The first exhibition to feature Australia since the creation of the Rencontres d’Arles, “On Country” brings together the works of 17 Indigenous and non-Indigenous artists and collectives in Sainte-Anne Church, the festival’s epicenter, located on Place de la République. Among the exhibition’s key pieces is Warakurna’s superhero, this year’s headliner.
Signed by Tony Albert, David Charles Colins, and Kieran Lawson, it depicts a young Aboriginal man posing on a rusty car wreck, looking swaggering in his gleaming Captain America costume, the cult character from the Marvel universe. In the background, the desert and red rock mountains of his homeland create a made-in-Australia western landscape. An approach aimed at celebrating indigenous people and their lands.
“Superheroes might fly or become invisible, but in our own communities, what about helping our elders, or retaining culture?” asks Tony Albert. “That can be a superpower in its own right. Superheroes also have a powerful connection to Aboriginal culture and our stories of creation.” A nice snub to Trump’s imperialist America and its anti-diversity and anti-inclusion agendas.
In the series entitled “Majority Rule,” Michael Cook imagines an Australia where Aboriginal people are the majority, despite only representing 4% of the current population. “Touching on the discriminatory nature of society, Cook uses the same Indigenous man multiplied over and over in each image to communicate his message, and paint a picture of a societal structure reversed.”
This spotlight on invisible communities echoes other “counter-voices,” this time Brazilian ones. They resonate in the exhibition “Ancestral Future” which presents, at the Trinitaires church, the work of contemporary artists challenging official history and humorously denouncing “the construction of stereotypes, the silencing of minorities and the violence against Afro-Brazilian, immigrant, indigenous and LGBTQIA+ peoples.”
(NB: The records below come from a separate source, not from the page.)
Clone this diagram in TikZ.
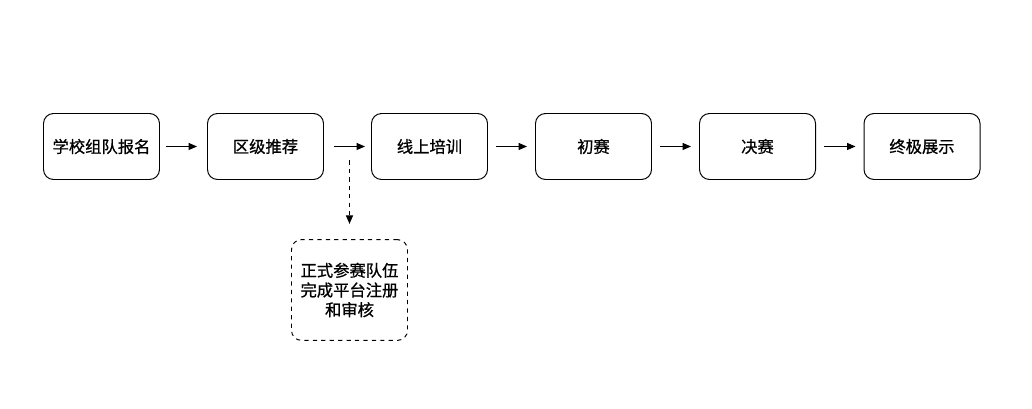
\documentclass[tikz,border=0pt]{standalone}
\usepackage{fontspec}
\setmainfont{Noto Sans CJK SC}
\newfontfamily\cjkmid{Noto Sans CJK SC}[FakeBold=0.8]
\usepackage{tikz}
\usetikzlibrary{shapes,arrows,positioning,calc,arrows.meta}

\tikzset{
    stagebox/.style={draw, rounded corners=0.25cm, line width=0.7pt,
        minimum width=2.9cm, minimum height=1.65cm, align=center,
        font=\cjkmid\fontsize{11.6}{14}\selectfont},
    flow/.style={-{Triangle[length=6pt,width=5pt]}, line width=0.7pt}
}

\begin{document}
\begin{tikzpicture}
        \useasboundingbox (0,0) rectangle (25.8,-10.225);

        % main stages
        \node[stagebox] (signup) at (2.5375,-3.6625) {学校组队报名};
        \node[stagebox] (recommend) at (6.6375,-3.6625) {区级推荐};
        \node[stagebox] (training) at (10.7375,-3.6625) {线上培训};
        \node[stagebox] (prelim) at (14.8375,-3.6625) {初赛};
        \node[stagebox] (final) at (18.9375,-3.6625) {决赛};
        \node[stagebox] (show) at (23.05,-3.6625) {终极展示};

        % side branch
        \node[stagebox, dashed, minimum height=2.52cm] (register) at (8.7375,-7.25)
            {正式参赛队伍\\完成平台注册\\和审核};

        \draw[flow, shorten <=0.15cm, shorten >=0.25cm] (signup) -- (recommend);
        \draw[flow, shorten <=0.25cm, shorten >=0.15cm] (recommend) -- (training);
        \draw[flow, shorten <=0.2cm, shorten >=0.2cm] (training) -- (prelim);
        \draw[flow, shorten <=0.2cm, shorten >=0.2cm] (prelim) -- (final);
        \draw[flow, shorten <=0.2cm, shorten >=0.2cm] (final) -- (show);

        \coordinate (split) at ($(recommend.east)!0.5!(training.west)+(0.05,-0.35)$);
        \draw[flow, dashed, shorten >=0.38cm] (split) -- (split |- register.north);
    \end{tikzpicture}
\end{document}
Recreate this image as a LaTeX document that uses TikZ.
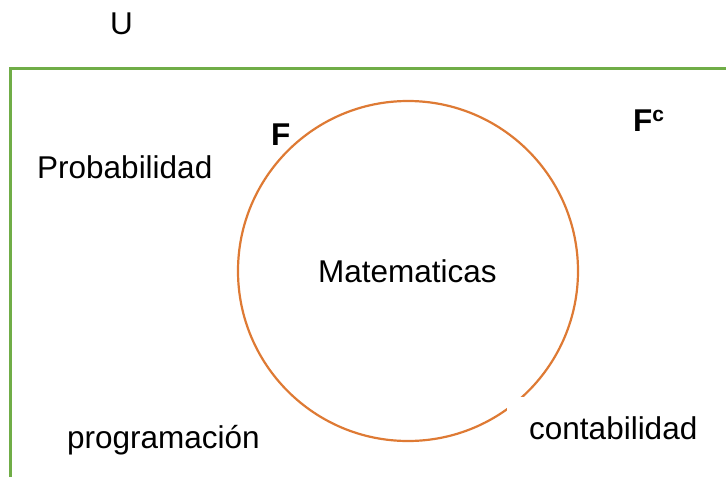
\documentclass[tikz,border=0pt]{standalone}
\usepackage{fontspec}
\setmainfont{Liberation Sans}
\begin{document}
\begin{tikzpicture}[x=1pt,y=-1pt,
  lbl/.style={anchor=base west,inner sep=0pt,font=\fontsize{31.5}{36}\selectfont},
  setlbl/.style={anchor=base west,inner sep=0pt,font=\fontsize{31.5}{36}\selectfont\bfseries}]
\definecolor{ugreen}{RGB}{112,173,71}
\definecolor{forange}{RGB}{222,122,52}
\useasboundingbox (0,0) rectangle (726,477);
\coordinate (ul) at (10,68);
\coordinate (bl) at (10,477);
\coordinate (tr) at (727,68);
\draw[draw=ugreen,line width=3pt] (bl) -- (ul) -- (tr);
\node[circle,draw=forange,line width=2.2pt,minimum size=340pt,inner sep=0pt] (F) at (408,271) {};
\fill[white] (507,397) rectangle (715,465);
\node[lbl] (U) at (110,34) {U};
\node[lbl] (prob) at (37,178) {Probabilidad};
\node[setlbl] (Flab) at (271,145) {F};
\node[setlbl] (Fc) at (633,131) {F\textsuperscript{\fontsize{21}{24}\selectfont\bfseries c}};
\node[lbl] (mat) at (318,282) {Matematicas};
\node[lbl] (prog) at (67,448) {programación};
\node[lbl] (cont) at (529,439) {contabilidad};
\end{tikzpicture}
\end{document}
Like artist Mayara Ferrão, who uses AI to create lifelike photos of wedding ceremonies featuring indigenous women kissing. We’ll also discover the interest of a new generation of artists in performance. “A pioneer to this generation, Paulo Nazareth’s updates the postcard tradition with his performatic self-portraits that expose American society’s prejudice and racism.”
The exhibition also features photographer Rafael Bqueer’s superb work on Themônias, a committed artistic collective that supports drag culture and the aesthetic of cross-dressing. It’s burlesque and joyfully punk. Alongside him, Castiel Vitorino Brazileiro and Melissa Oliveira “use straight photography and video to show how our bodies are also archival territories where ancestral and spiritual traditions are presented, disputed and revived.”
A way of approaching the question of gender and race, a theme dear to the researcher and “kwir” activist Brandon Gercara. As part of the exhibition “Magma in the Ocean” presented at the Maison des Peintres, the artist invests the Piton de la Fournaise, symbol of Reunion Island. “In this deserted landscape, the drag presence reinvents these identities through the playback interpretation of a fictional narrative written for the first March of Visibilities in La Réunion, in 2021.”
His painted and costumed characters, like epic deities, fit naturally into this Creole environment. “This geological reading reveals how Brandon Gercara mobilizes art as a telluric force to reshape the social landscape of La Réunion: their creations are necessary eruptions that shake the layers of domination—gender, race, class—that have been transferred from colonialism.” They reflect the artist’s strong desire for emancipation.
The emancipation of the body is also Caroline Monnet’s quest. With “Echoes of a Near Future” exhibited in the industrial buildings of La Mécanique Générale, the French-Canadian artist showcases photographs of Indigenous women from Quebec. “Staring directly into the lens, in contrast to the anthropological, Eurocentric and overwhelmingly patriarchal approach of the past, these women resist the colonial hold.”
The elegance, charisma, and gentleness emanating from these women, photographed in their vibrantly colorful traditional attire, like pop divas, provides a welcome counterpoint to the negative image of Indigenous women too often portrayed in the media. And a renewed sense of optimism. “It engages a buoyant feeling for the future we will build together for the seven generations to come.”
These exhibitions can be discovered at the Rencontres de la photographie festival in Arles, from July 7 to October 5, 2025.